The First Reading and Psalm both set the stage for this continuing reading from Colossians.  As Peggy Lee sang, “Is that all there is?” seems to be the conclusion of these readings, and yet the author of Colossians will argue for more.  We are clued into what is really going on in the third verse of the reading: “For you have died, and your life is hidden with Christ in God.”  The author is reminding his readers of their baptisms, the baptisms in which they “died with Christ” and are raised to something new.  In a very Pauline manner, the author then lists what is earthly and needs to be avoided (fornication, impurity, etc.).  These are to be left behind, below actually – for they are earthly things.  What is taken on is a new self, a renewed self, which renders us in fellowship with all of creation (there is no longer Greek and Jew, etc.).  I am reminded here of Luther’s Catechism and its explanation of baptism.

“What does such baptizing with water indicate?

It indicates that the Old Adam in us should by daily contrition and repentance be drowned and die with all sins and evil desires, and that a new man should daily emerge and arise to live before God in righteousness and purity forever.”

Breaking open Colossians:
  1. How is baptism like dying?
  2. Why are such symbols and ideas associated with baptism?
  3. What do you try to die to each day?
St. Luke 12:13-21

Someone in the crowd said to Jesus, "Teacher, tell my brother to divide the family inheritance with me." But he said to him, "Friend, who set me to be a judge or arbitrator over you?" And he said to them, "Take care! Be on your guard against all kinds of greed; for one's life does not consist in the abundance of possessions." Then he told them a parable: "The land of a rich man produced abundantly. And he thought to himself, `What should I do, for I have no place to store my crops?' Then he said, `I will do this: I will pull down my barns and build larger ones, and there I will store all my grain and my goods. And I will say to my soul, `Soul, you have ample goods laid up for many years; relax, eat, drink, be merry.' But God said to him, `You fool! This very night your life is being demanded of you.
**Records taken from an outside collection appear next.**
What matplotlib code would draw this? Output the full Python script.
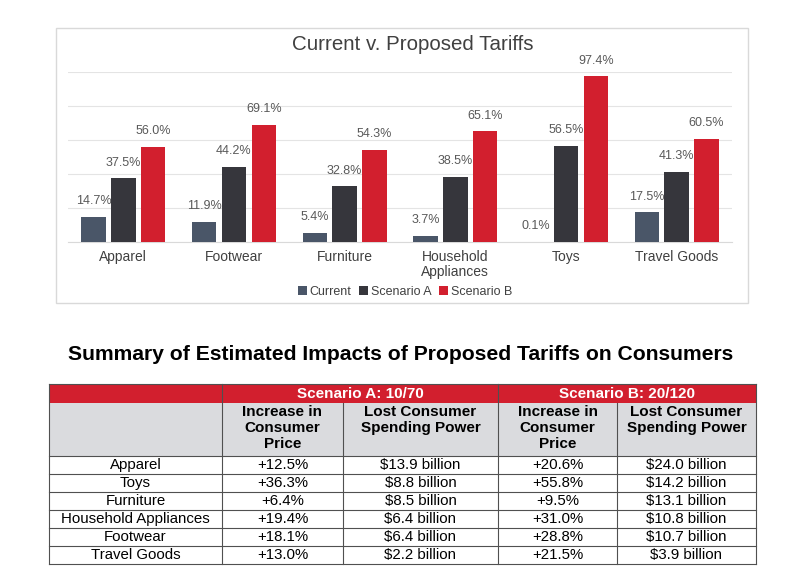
import numpy as np
import matplotlib
matplotlib.use('Agg')
from matplotlib import pyplot as plt
from matplotlib.patches import Rectangle

plt.rcParams['font.family'] = ['Liberation Sans', 'DejaVu Sans']

# chart data
categories = ['Apparel', 'Footwear', 'Furniture', 'Household\nAppliances', 'Toys', 'Travel Goods']
seriesNames = ['Current', 'Scenario A', 'Scenario B']
current = [14.7, 11.9, 5.4, 3.7, 0.1, 17.5]
scenarioA = [37.5, 44.2, 32.8, 38.5, 56.5, 41.3]
scenarioB = [56.0, 69.1, 54.3, 65.1, 97.4, 60.5]

# table data
tableTitle = 'Summary of Estimated Impacts of Proposed Tariffs on Consumers'
scenarioHeaders = ['Scenario A: 10/70', 'Scenario B: 20/120']
columnHeaders = ['Increase in\nConsumer\nPrice', 'Lost Consumer\nSpending Power',
                 'Increase in\nConsumer\nPrice', 'Lost Consumer\nSpending Power']
rowLabels = ['Apparel', 'Toys', 'Furniture', 'Household Appliances', 'Footwear', 'Travel Goods']
priceA = ['+12.5%', '+36.3%', '+6.4%', '+19.4%', '+18.1%', '+13.0%']
spendA = ['$13.9 billion', '$8.8 billion', '$8.5 billion', '$6.4 billion', '$6.4 billion', '$2.2 billion']
priceB = ['+20.6%', '+55.8%', '+9.5%', '+31.0%', '+28.8%', '+21.5%']
spendB = ['$24.0 billion', '$14.2 billion', '$13.1 billion', '$10.8 billion', '$10.7 billion', '$3.9 billion']

COLORS = ['#4A5668', '#36363C', '#D21F2E']
RED = '#D21F2E'
W, H = 800, 586

fig = plt.figure(figsize=(W / 100, H / 100), dpi=100)

def figRect(x0, y0, x1, y1):
    # pixel box (top-left origin) -> figure fraction
    return [x0 / W, 1 - y1 / H, (x1 - x0) / W, (y1 - y0) / H]

# ---- bar chart ----
fig.patches.append(Rectangle((56 / W, 1 - 303 / H), (748 - 56) / W, (303 - 28) / H,
                             transform=fig.transFigure, fill=False, edgecolor='#D9D9D9', lw=1))

ax = fig.add_axes(figRect(68, 72, 732, 242))
x = np.arange(len(categories))
offset, barWidth = 0.27, 0.22
bars = []
for i, values in enumerate([current, scenarioA, scenarioB]):
    b = ax.bar(x + (i - 1) * offset, values, barWidth, color=COLORS[i], label=seriesNames[i], zorder=3)
    bars.append(b)
    for xi, v in zip(x + (i - 1) * offset, values):
        ax.annotate(f'{v:.1f}%', (xi, v), xytext=(0, 7), textcoords='offset points',
                    ha='center', va='bottom', fontsize=9, color='#595959')

ax.set_xlim(-0.5, len(categories) - 0.5)
ax.set_ylim(0, 100)
ax.set_yticks(range(0, 101, 20))
ax.yaxis.grid(True, color='#E4E4E4', lw=0.8, zorder=0)
ax.tick_params(axis='y', left=False, labelleft=False)
ax.tick_params(axis='x', length=0, pad=6, labelsize=10, labelcolor='#404040')
ax.set_xticks(x, categories, linespacing=1.1, va='top')
for s in ['top', 'right', 'left']:
    ax.spines[s].set_visible(False)
ax.spines['bottom'].set_color('#D9D9D9')

fig.text(413 / W, 1 - 44 / H, 'Current v. Proposed Tariffs', ha='center', va='center',
         fontsize=14.8, color='#404040')
fig.legend(handles=bars, loc='center', bbox_to_anchor=(405 / W, 1 - 292 / H), ncol=3,
           frameon=False, fontsize=9, handlelength=0.7, handleheight=0.7,
           handletextpad=0.25, columnspacing=0.6, labelcolor='#404040')

# ---- summary table ----
fig.text(401 / W, 1 - 355 / H, tableTitle, ha='center', va='center',
         fontsize=15.2, fontweight='bold', color='black')

tx0, ty0, tx1, ty1 = 49, 384, 756, 564
tab = fig.add_axes(figRect(tx0, ty0, tx1, ty1))
tab.set_xlim(0, tx1 - tx0)
tab.set_ylim(ty1 - ty0, 0)
tab.axis('off')

colEdges = [0, 173, 294, 449, 568, 707]
redH, grayH, rowH = 19, 53, 18
dataTop = redH + grayH

tab.add_patch(Rectangle((0, 0), colEdges[-1], redH, color=RED, lw=0))
tab.add_patch(Rectangle((0, redH), colEdges[-1], grayH, color='#DADBDE', lw=0))

for k, text in enumerate(scenarioHeaders):
    cx = (colEdges[1 + 2 * k] + colEdges[3 + 2 * k]) / 2
    tab.text(cx, redH / 2 + 0.5, text, ha='center', va='center', color='white',
             fontsize=11, fontweight='bold')
for j, text in enumerate(columnHeaders):
    cx = (colEdges[j + 1] + colEdges[j + 2]) / 2
    tab.text(cx, redH + 1.5, text, ha='center', va='top', fontsize=11,
             fontweight='bold', linespacing=1.22)

columns = [rowLabels, priceA, spendA, priceB, spendB]
for r in range(len(rowLabels)):
    cy = dataTop + rowH * (r + 0.5)
    for j, col in enumerate(columns):
        cx = (colEdges[j] + colEdges[j + 1]) / 2
        tab.text(cx, cy + 4, col[r], ha='center', va='baseline', fontsize=10.8)

lineColor = '#505050'
for r in range(len(rowLabels) + 1):
    tab.plot([0, colEdges[-1]], [dataTop + rowH * r] * 2, color=lineColor, lw=0.8, clip_on=False)
tab.plot([0, colEdges[-1]], [0, 0], color=lineColor, lw=0.8, clip_on=False)
for j, xe in enumerate(colEdges):
    top = 0 if j in (0, 1, 3, 5) else redH
    tab.plot([xe, xe], [top, ty1 - ty0], color=lineColor, lw=0.8, clip_on=False)

fig.savefig('out.png', dpi=100)
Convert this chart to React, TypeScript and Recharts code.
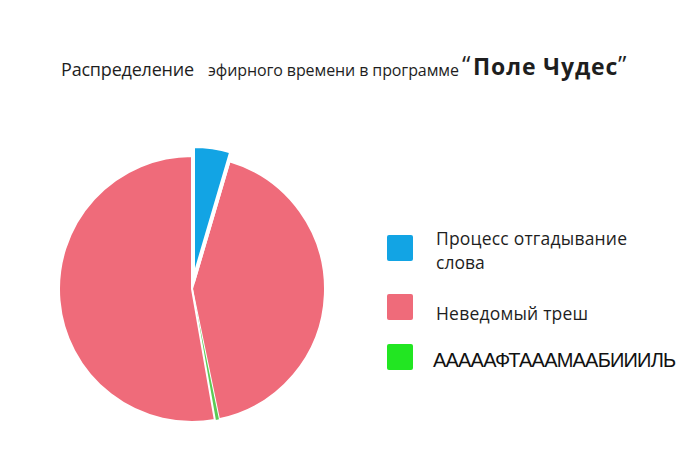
import React from 'react';
import { PieChart, Pie, Cell } from 'recharts';

// ---- data ----
const sliceNames = ['Процесс отгадывание слова', 'Неведомый треш', 'АААААФТАААМААБИИИЛЬ', 'Неведомый треш (2)'];
const sliceValues = [4.55, 42.2, 0.5, 52.75];
const legendLabels = [['Процесс отгадывание', 'слова'], ['Неведомый треш'], ['АААААФТАААМААБИИИЛЬ']];
const titleParts = ['Распределение', 'эфирного времени в программе', 'Поле Чудес'];

// ---- styles ----
const BLUE = '#12a4e4';
const PINK = '#ef6b7a';
const GREEN_LINE = '#5ccb55';
const GREEN_LEGEND = '#22e622';
const TEXT = '#1e1e1e';

const pieData = sliceNames.map((name, i) => ({ name, value: sliceValues[i] }));
const blueIndex = 0;
const explodedData = [
  { name: sliceNames[blueIndex], value: sliceValues[blueIndex] },
  { name: 'rest', value: sliceValues.slice(1).reduce((a, b) => a + b, 0) },
];

const mainFills = ['#ffffff', PINK, GREEN_LINE, PINK];
const mainStrokes = ['#ffffff', '#ffffff', 'none', '#ffffff'];
const legendColors = [BLUE, PINK, GREEN_LEGEND];

export default function App() {
  return (
    <div style={{ position: 'absolute', left: 0, top: 0, width: 700, height: 460, background: '#fff', overflow: 'hidden' }}>
      <PieChart width={700} height={460} margin={{ top: 0, right: 0, bottom: 0, left: 0 }} style={{ position: 'absolute', left: 0, top: 0 }}>
        <Pie
          data={pieData}
          dataKey="value"
          nameKey="name"
          cx={192}
          cy={289}
          outerRadius={133}
          innerRadius={0}
          startAngle={90}
          endAngle={-270}
          isAnimationActive={false}
          label={false}
          labelLine={false}
        >
          {pieData.map((d, i) => (
            <Cell key={i} fill={mainFills[i]} stroke={mainStrokes[i]} strokeWidth={2} />
          ))}
        </Pie>
        <Pie
          data={explodedData}
          dataKey="value"
          nameKey="name"
          cx={193}
          cy={282}
          outerRadius={136}
          innerRadius={0}
          startAngle={90}
          endAngle={-270}
          isAnimationActive={false}
          label={false}
          labelLine={false}
        >
          <Cell key="b" fill={BLUE} stroke="#ffffff" strokeWidth={4} strokeLinejoin="round" />
          <Cell key="r" fill="none" stroke="none" />
        </Pie>
      </PieChart>
      <svg width={700} height={460} style={{ position: 'absolute', left: 0, top: 0, pointerEvents: 'none' }}>
        <text y={75.5} fill={TEXT} fontFamily="'Open Sans', sans-serif">
          <tspan x={61} fontSize={18} letterSpacing={-0.2}>{titleParts[0]}</tspan>
          <tspan x={208} fontSize={16} letterSpacing={-0.1}>{titleParts[1]}</tspan>
          <tspan x={462} y={73} fontSize={24}>{'“'}</tspan>
          <tspan x={473} y={75} fontSize={23} fontWeight={700} letterSpacing={0.9}>{titleParts[2]}</tspan>
          <tspan x={618} y={73} fontSize={24}>{'”'}</tspan>
        </text>
        <g>
          {legendColors.map((c, i) => (
            <rect key={i} x={387} y={[235, 294, 344][i]} width={26} height={26} rx={2} fill={c} />
          ))}
          <g fill={TEXT} fontFamily="'Open Sans', sans-serif" fontSize={17.5}>
            <text x={436} y={245}>
              <tspan x={436} letterSpacing={0.2}>{legendLabels[0][0]}</tspan>
              <tspan x={436} dy={24}>{legendLabels[0][1]}</tspan>
            </text>
            <text x={436} y={320} letterSpacing={0.2}>{legendLabels[1][0]}</text>
          </g>
          <text x={433} y={367} fill="#111" fontFamily="'Liberation Sans', Arial, sans-serif" fontSize={20} letterSpacing={-0.8}>
            {legendLabels[2][0]}
          </text>
        </g>
      </svg>
    </div>
  );
}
And the things you have prepared, whose will they be?' So it is with those who store up treasures for themselves but are not rich toward God."

Georg Groß "Toads of Property", 1920

The rules and regulations regarding inheritance can be found in Numbers 27:1-11.  The point here, however, is not the inheritance itself, but rather the attitude about the inheritance and the wealth that it implies.  If we were to follow the Preacher’s advice (see the First Reading) then this would be a not a matter worthy of consideration for it is all “mere breath.”  Jesus then speaks words of warning about greed (how timely a topic for preaching!).  To make certain that his words on greed are heard a parable is offered.  Some Bibles title this The Parable of the Rich Fool.  The strong word might prompt us or the hearer to understand the use of the pejorative (fool) and discover what the foolishness is.  The Preacher is helpful here, for he understands all endeavor to be foolish – toil and goods that will eventually be left to someone else who did not work to achieve them.  The farmer in the parable is wealthy, and product of both work and blessing.  The temptation is that these things are enough in and of themselves.  It is time for relaxation, a time to send anxiety away. What is forgotten, in Jesus’ telling of his story, is that G-d and Neighbor (the two focal points of the Law) are forgotten.  G-d is not deemed the provider, or the neighbor seen as a possible recipient of the blessing.  Such a life of self-congratulation does not have the Preacher’s perspective – the wealth is all “mere breath”. 

Breaking open the Gospel:
  1. Where do you see greed in our culture?
  2. How do you participate or not in such greed?
  3. Where are God and Neighbor in your wealth?


After breaking open the Word, you might want to pray the Collect for Sunday:

Let your continual mercy, O Lord, cleanse and defend your Church; and, because it cannot continue in safety without your help, protect and govern it always by your goodness; through Jesus Christ our Lord, who lives and reigns with you and the Holy Spirit, one God, for ever and ever. Amen.


[1]    Alter, Robert, The Wisdom Books Job, Proverbs, and Ecclesiastes, W.W. Norton and Company, New York, 2010.